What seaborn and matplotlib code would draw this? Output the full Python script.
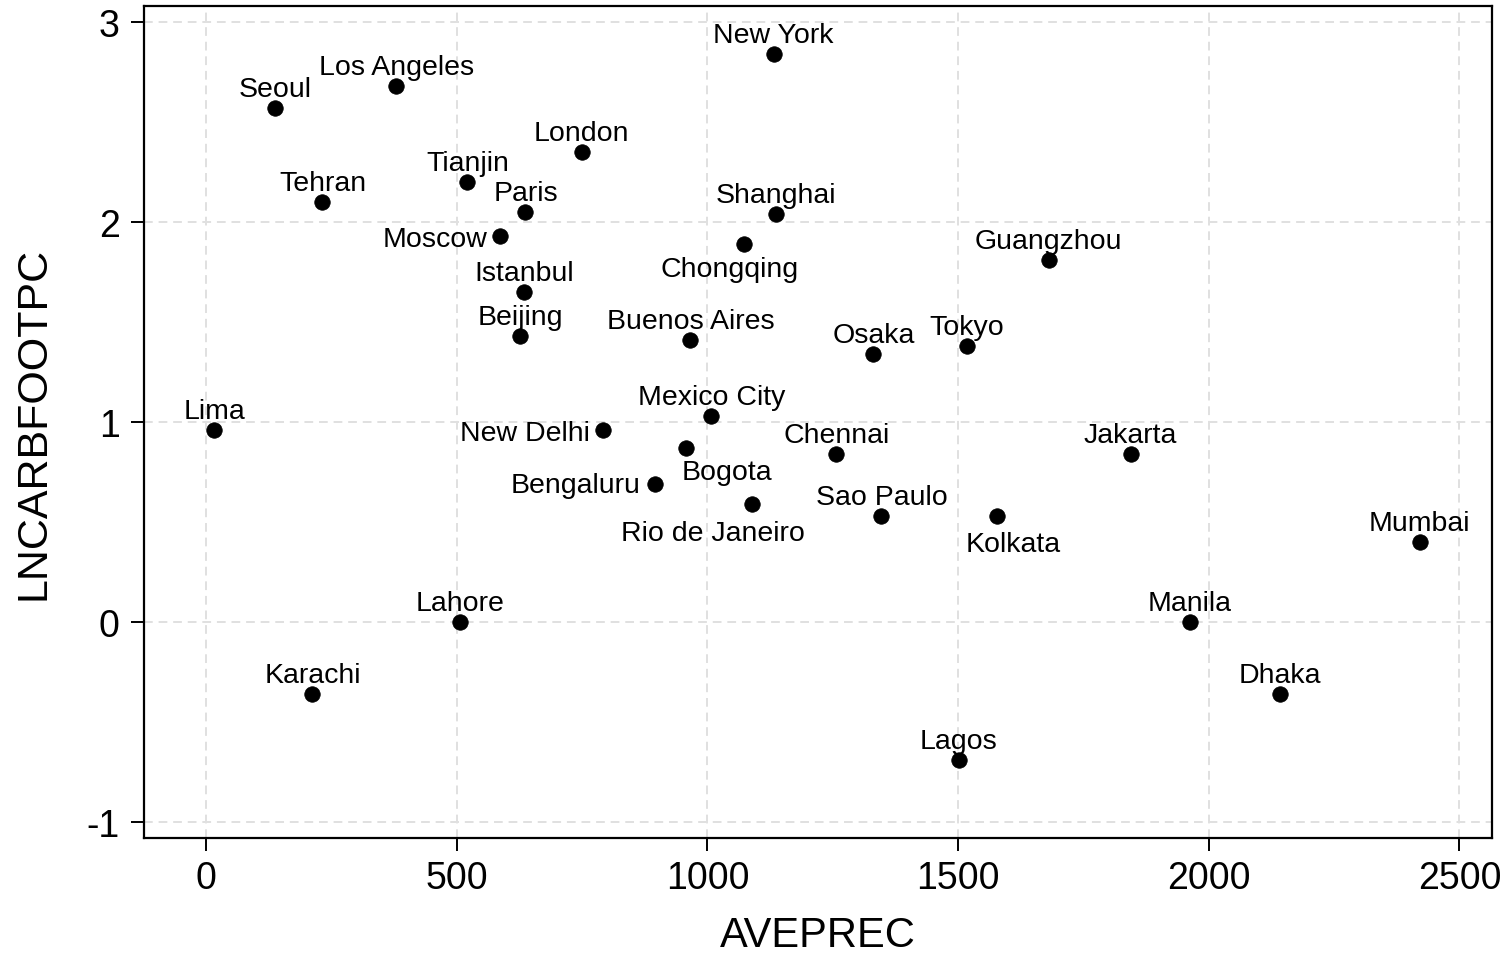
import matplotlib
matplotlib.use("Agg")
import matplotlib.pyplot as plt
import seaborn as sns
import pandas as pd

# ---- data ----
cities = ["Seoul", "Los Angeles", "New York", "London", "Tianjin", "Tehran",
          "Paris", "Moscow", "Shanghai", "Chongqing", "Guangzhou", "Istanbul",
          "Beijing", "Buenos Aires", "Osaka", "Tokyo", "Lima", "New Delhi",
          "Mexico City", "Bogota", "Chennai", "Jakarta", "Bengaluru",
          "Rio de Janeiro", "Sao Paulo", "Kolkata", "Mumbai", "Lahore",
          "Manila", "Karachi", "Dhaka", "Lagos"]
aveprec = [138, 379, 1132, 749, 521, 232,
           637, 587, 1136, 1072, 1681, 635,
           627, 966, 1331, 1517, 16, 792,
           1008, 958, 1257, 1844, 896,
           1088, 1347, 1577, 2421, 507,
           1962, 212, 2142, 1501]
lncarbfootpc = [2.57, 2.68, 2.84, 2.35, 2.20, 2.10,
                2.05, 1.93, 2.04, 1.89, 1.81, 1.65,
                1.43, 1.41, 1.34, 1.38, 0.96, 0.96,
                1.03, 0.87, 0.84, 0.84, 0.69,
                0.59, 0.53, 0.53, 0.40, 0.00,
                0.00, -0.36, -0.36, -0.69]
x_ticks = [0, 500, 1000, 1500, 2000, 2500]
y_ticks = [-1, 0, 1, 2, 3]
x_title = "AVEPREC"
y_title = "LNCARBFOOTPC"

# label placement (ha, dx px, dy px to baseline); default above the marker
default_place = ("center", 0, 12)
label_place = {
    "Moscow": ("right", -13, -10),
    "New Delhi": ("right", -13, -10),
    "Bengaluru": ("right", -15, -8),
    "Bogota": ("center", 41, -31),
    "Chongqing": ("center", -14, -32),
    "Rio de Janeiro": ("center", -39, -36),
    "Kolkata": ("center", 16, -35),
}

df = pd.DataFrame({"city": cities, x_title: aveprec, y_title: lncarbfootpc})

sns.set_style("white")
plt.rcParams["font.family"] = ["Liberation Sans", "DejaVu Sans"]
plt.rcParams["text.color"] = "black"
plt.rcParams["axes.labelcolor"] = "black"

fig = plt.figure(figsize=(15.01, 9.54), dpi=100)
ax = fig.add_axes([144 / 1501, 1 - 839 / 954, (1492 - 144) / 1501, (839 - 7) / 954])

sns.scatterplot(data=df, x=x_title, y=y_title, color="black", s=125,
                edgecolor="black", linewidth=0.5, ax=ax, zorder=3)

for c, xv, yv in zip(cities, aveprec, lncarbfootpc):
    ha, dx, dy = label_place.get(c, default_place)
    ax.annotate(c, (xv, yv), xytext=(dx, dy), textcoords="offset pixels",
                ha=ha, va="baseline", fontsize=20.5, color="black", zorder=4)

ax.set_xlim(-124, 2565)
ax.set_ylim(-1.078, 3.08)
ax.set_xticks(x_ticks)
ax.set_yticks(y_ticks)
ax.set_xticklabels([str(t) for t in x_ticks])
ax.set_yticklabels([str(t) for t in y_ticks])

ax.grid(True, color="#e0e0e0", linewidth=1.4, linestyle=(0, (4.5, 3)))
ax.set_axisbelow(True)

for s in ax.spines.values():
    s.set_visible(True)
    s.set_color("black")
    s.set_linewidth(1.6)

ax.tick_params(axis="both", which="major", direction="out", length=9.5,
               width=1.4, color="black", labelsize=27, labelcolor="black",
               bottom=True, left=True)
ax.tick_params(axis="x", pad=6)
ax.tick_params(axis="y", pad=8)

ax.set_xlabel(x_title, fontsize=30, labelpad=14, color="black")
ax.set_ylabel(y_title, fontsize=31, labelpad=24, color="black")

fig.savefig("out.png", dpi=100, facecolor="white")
____________________
**What is expected:**
Repeat, with no pictures, each line from the beginning of the data through the line containing "import pandas as pd", inclusive.

**Right answer:**
What seaborn and matplotlib code would draw this? Output the full Python script.
import matplotlib
matplotlib.use("Agg")
import matplotlib.pyplot as plt
import seaborn as sns
import pandas as pd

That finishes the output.